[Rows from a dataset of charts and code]

==============================

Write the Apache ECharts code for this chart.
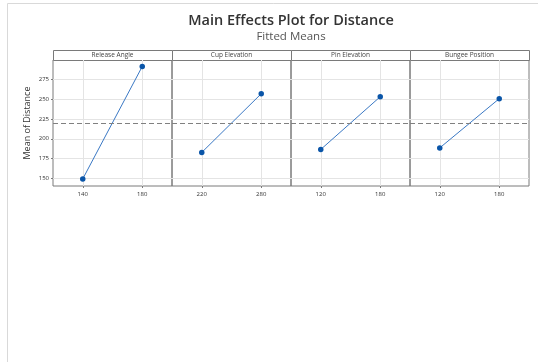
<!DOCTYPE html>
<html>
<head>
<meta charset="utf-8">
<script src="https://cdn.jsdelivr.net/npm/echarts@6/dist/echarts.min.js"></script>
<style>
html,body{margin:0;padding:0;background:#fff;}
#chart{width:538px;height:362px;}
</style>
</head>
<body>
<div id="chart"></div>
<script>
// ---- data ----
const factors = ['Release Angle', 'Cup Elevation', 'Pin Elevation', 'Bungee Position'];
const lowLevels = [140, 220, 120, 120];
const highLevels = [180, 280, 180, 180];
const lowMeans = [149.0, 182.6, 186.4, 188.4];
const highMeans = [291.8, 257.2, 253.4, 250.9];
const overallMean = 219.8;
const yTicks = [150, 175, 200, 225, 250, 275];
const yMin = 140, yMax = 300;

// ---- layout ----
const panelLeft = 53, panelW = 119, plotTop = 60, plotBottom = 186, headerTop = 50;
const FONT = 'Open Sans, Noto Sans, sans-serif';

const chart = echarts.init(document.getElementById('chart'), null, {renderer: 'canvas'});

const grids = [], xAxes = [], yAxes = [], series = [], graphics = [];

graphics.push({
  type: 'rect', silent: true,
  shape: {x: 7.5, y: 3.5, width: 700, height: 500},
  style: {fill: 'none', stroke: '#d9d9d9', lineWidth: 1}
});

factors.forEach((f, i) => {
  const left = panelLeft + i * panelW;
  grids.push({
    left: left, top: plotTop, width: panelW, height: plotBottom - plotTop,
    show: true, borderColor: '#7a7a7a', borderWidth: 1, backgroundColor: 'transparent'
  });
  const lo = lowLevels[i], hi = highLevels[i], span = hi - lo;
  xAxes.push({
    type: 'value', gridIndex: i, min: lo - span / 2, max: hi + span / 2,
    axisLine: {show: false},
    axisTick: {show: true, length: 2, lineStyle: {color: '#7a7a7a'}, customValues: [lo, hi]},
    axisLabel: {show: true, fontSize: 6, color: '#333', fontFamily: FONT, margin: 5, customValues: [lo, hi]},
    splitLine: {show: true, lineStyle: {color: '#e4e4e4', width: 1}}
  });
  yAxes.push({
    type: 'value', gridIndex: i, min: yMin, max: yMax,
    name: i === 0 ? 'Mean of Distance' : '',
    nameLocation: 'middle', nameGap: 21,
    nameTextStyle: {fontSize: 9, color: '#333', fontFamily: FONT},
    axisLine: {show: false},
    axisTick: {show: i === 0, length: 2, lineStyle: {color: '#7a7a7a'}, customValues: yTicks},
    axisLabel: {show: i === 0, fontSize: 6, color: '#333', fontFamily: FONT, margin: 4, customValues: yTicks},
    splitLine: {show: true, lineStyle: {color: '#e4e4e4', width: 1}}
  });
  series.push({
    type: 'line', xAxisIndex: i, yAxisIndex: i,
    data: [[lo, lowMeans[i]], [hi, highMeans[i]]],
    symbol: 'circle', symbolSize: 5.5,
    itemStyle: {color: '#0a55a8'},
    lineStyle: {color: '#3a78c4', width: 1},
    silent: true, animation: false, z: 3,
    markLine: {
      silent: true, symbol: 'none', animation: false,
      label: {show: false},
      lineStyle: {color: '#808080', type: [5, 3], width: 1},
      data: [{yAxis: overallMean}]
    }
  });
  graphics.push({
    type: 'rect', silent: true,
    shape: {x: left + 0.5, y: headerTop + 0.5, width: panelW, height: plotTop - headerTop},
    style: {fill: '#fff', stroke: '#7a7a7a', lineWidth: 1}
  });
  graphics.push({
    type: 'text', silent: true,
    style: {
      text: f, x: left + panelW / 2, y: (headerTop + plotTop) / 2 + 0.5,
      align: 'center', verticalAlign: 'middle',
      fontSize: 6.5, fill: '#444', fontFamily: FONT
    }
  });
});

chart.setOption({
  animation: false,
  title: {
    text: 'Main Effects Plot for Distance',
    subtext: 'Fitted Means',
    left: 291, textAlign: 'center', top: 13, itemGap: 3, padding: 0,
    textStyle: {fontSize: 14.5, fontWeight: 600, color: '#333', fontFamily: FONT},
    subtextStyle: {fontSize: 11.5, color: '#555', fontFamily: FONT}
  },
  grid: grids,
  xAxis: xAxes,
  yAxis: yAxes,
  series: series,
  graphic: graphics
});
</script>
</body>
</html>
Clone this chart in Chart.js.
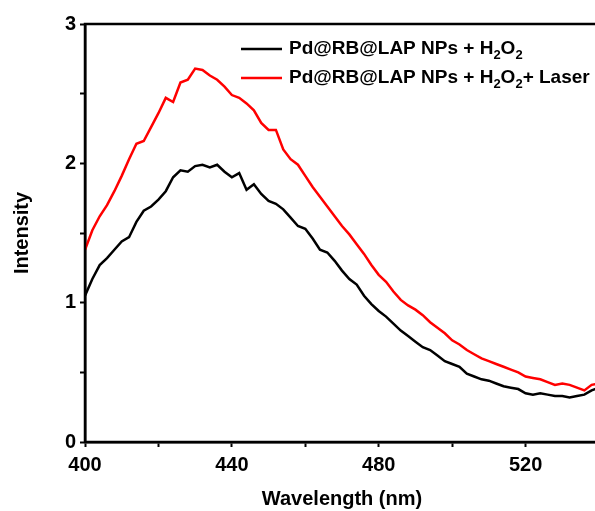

==============================

**Aim of the exercise**
The lines from the start of the data through the line that contains "const yMin = 140, yMax = 300;" are to be returned exactly, please, with both ends included and every picture left out.

**Correct output**
Write the Apache ECharts code for this chart.
<!DOCTYPE html>
<html>
<head>
<meta charset="utf-8">
<script src="https://cdn.jsdelivr.net/npm/echarts@6/dist/echarts.min.js"></script>
<style>
html,body{margin:0;padding:0;background:#fff;}
#chart{width:538px;height:362px;}
</style>
</head>
<body>
<div id="chart"></div>
<script>
// ---- data ----
const factors = ['Release Angle', 'Cup Elevation', 'Pin Elevation', 'Bungee Position'];
const lowLevels = [140, 220, 120, 120];
const highLevels = [180, 280, 180, 180];
const lowMeans = [149.0, 182.6, 186.4, 188.4];
const highMeans = [291.8, 257.2, 253.4, 250.9];
const overallMean = 219.8;
const yTicks = [150, 175, 200, 225, 250, 275];
const yMin = 140, yMax = 300;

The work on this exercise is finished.